Checkmarx Zero researcher Ariel Harush has discovered evidence of a malicious package campaign that is consistent with live adversarial activity and adversarial research and testing. This campaign targets Python and NPM users on Windows and Linux via typo-squatting and name-confusion attacks against colorama (a widely-used Python package for colorizing terminal output) on PyPI and the similar colorizr JavaScript package on NPM. These malicious packages were uploaded to PyPI.
- Multiple packages uploaded to PyPI with significantly risky payloads were uploaded with names similar to legitimate packages in both PyPI and NPM.
- The tactic of using the name from one ecosystem (NPM) to attack users of a different ecosystem (PyPI) is unusual.
- Payloads allow persistent remote access to and remote control of desktops and servers, as well as harvesting and exfiltrating sensitive data.
- Windows payloads attempt to bypass antivirus/endpoint protection controls to avoid detection.
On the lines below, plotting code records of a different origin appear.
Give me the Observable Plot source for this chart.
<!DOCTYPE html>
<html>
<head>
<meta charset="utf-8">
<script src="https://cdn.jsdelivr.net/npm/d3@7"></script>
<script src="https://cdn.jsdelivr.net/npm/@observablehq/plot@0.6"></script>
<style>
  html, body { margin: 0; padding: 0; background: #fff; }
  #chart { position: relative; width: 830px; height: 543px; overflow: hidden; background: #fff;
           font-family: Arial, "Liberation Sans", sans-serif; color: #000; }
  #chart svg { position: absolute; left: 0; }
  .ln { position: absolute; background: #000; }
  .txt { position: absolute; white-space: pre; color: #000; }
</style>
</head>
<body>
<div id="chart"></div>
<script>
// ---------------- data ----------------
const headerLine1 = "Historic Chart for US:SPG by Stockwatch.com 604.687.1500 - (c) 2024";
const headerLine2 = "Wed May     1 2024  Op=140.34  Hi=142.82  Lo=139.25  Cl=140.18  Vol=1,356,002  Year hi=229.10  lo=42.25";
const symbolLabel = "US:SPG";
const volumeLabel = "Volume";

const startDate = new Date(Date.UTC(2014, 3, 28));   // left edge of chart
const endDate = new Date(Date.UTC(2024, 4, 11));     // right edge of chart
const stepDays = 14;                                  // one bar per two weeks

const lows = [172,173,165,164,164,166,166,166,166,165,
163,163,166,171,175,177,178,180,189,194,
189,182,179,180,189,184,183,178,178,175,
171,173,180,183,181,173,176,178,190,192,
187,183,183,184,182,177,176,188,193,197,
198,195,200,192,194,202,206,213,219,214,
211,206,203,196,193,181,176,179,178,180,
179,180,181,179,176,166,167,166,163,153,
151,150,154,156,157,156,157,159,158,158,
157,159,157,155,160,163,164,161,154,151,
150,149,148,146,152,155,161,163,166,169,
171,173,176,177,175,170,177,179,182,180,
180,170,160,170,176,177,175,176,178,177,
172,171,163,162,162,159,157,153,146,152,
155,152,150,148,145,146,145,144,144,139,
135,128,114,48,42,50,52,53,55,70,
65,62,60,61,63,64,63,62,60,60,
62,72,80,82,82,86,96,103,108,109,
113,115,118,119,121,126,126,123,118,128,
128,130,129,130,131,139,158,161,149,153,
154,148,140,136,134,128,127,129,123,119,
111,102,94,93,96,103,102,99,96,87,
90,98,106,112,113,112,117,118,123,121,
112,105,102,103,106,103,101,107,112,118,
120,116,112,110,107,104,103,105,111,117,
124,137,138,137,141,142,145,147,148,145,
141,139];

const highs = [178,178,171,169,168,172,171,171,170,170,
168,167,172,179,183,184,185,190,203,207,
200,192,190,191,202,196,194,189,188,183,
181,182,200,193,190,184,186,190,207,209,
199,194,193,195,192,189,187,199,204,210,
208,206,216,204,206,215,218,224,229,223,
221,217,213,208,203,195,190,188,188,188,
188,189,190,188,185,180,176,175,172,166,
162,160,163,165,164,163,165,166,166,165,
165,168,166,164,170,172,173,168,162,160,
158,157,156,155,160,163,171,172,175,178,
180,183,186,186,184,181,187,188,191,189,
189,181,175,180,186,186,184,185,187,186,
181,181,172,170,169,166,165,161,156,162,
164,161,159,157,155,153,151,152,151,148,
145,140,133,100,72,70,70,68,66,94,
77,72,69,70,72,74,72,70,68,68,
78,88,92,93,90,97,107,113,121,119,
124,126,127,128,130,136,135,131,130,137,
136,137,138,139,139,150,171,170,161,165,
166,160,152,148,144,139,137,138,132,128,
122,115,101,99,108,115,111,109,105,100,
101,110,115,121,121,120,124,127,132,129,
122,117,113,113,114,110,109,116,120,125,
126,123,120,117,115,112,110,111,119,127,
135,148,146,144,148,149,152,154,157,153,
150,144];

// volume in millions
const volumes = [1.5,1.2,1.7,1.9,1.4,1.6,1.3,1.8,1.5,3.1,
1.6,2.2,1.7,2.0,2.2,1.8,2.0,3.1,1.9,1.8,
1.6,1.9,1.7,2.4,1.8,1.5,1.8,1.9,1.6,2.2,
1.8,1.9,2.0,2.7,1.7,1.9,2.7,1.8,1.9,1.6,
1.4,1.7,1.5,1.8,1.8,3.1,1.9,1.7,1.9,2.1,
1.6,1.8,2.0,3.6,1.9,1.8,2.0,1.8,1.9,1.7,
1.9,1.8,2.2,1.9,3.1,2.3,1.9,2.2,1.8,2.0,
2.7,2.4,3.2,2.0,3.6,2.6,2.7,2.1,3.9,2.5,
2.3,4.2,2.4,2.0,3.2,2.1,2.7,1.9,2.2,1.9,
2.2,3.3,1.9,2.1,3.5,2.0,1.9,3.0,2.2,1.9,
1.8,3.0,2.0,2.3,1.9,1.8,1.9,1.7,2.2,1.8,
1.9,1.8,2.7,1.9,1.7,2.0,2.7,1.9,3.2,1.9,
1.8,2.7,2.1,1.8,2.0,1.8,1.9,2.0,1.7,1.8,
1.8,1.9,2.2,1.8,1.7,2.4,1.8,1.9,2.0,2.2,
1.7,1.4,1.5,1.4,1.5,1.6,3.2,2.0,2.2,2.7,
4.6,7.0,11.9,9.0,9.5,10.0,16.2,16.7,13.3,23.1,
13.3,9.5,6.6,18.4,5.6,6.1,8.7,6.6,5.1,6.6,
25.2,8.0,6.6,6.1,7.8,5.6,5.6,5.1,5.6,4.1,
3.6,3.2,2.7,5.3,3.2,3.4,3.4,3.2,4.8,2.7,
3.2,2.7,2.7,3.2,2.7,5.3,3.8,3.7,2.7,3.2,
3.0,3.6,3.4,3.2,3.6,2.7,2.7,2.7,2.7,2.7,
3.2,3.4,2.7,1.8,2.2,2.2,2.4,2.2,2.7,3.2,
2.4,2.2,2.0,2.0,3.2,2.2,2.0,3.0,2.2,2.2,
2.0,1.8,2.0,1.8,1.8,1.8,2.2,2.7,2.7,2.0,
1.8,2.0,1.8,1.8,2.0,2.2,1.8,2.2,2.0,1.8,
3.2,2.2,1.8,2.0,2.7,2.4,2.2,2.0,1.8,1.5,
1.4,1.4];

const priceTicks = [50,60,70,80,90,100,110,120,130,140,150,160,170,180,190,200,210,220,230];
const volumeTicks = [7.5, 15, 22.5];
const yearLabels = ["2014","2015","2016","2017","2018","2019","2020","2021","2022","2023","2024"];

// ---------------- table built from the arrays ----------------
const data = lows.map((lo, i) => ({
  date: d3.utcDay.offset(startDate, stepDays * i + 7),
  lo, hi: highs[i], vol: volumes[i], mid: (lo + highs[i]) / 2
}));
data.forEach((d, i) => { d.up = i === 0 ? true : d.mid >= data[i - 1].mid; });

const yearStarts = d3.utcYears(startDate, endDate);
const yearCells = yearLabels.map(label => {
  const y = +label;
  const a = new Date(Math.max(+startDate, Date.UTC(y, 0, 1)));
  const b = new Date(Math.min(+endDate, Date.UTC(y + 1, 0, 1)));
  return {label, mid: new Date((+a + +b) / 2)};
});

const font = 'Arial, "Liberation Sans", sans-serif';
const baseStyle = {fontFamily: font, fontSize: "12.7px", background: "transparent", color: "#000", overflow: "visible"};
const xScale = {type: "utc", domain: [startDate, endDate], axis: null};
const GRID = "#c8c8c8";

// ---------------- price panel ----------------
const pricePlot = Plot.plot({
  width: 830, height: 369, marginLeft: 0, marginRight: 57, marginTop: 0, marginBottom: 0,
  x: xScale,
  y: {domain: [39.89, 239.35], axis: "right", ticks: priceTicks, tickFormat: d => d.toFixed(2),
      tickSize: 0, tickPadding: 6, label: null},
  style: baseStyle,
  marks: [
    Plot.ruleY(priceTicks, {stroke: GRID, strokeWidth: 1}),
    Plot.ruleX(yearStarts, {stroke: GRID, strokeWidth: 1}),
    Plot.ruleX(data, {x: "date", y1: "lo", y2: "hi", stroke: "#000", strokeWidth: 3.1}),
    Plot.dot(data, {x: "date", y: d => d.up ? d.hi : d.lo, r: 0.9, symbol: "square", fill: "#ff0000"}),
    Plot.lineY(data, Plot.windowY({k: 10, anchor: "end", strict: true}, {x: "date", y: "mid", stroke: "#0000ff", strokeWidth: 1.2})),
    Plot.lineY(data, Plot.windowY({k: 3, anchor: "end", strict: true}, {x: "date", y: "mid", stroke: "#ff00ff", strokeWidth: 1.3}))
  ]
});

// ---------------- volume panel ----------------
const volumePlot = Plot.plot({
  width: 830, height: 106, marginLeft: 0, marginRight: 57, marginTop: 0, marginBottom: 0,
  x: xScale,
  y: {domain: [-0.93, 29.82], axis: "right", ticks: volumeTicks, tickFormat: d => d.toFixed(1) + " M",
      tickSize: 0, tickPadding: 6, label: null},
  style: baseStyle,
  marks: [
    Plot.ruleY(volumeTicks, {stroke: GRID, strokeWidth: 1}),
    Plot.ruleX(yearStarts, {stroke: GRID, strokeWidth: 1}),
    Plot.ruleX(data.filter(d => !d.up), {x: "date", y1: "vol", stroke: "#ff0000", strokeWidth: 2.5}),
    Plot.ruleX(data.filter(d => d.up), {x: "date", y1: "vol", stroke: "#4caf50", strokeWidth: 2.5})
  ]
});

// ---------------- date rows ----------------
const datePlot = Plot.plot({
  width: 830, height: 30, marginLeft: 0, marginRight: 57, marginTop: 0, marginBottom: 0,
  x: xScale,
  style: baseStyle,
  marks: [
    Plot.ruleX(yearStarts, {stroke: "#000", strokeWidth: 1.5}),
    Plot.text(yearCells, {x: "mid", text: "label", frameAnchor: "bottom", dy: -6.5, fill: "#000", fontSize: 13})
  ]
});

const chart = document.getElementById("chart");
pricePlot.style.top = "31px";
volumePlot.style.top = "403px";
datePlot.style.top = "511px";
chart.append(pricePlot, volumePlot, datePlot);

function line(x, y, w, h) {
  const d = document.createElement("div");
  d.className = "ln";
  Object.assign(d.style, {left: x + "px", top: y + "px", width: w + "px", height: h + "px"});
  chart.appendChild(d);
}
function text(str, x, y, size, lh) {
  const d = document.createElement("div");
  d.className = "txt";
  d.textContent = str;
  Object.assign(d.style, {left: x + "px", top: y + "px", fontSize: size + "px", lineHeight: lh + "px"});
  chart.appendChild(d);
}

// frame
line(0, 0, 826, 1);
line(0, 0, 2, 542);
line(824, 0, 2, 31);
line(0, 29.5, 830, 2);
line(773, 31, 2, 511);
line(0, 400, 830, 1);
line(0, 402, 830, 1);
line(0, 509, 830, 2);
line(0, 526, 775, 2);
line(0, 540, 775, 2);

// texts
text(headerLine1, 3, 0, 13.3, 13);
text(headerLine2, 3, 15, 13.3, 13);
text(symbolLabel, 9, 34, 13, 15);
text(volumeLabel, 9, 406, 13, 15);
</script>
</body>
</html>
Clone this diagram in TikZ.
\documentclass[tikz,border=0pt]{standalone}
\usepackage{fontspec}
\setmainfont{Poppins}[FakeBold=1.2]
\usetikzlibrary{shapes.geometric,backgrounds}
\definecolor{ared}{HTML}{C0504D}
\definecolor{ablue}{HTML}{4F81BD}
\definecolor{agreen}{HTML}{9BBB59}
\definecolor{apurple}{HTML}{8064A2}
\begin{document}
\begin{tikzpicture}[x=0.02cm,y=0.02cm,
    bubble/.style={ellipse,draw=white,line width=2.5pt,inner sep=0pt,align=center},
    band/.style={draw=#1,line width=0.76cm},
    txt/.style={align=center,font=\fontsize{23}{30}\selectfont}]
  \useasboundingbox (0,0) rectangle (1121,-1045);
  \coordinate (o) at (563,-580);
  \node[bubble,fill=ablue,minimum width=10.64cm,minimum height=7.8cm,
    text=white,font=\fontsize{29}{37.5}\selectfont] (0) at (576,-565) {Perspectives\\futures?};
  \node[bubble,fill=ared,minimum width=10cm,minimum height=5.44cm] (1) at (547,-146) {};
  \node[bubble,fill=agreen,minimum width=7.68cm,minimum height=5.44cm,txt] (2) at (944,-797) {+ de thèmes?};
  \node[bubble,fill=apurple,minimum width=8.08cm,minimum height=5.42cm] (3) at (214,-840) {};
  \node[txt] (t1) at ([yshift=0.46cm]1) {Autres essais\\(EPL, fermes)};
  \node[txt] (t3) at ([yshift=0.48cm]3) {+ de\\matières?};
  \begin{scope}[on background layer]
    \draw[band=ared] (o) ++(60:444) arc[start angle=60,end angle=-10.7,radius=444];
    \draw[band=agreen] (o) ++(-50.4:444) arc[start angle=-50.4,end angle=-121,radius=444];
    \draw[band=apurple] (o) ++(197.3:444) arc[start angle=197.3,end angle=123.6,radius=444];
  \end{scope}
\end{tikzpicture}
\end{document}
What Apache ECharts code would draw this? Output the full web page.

- Packages have been removed from public repositories, limiting immediate potential for damage.
These behaviors are consistent with targeted adversarial activity and coordinated campaigns. It is likely, based on this pattern, that these were created either to attack a particular target or set of targets. No clear attribution data is currently available, so we do not know whether this campaign is connected to a well-known adversary.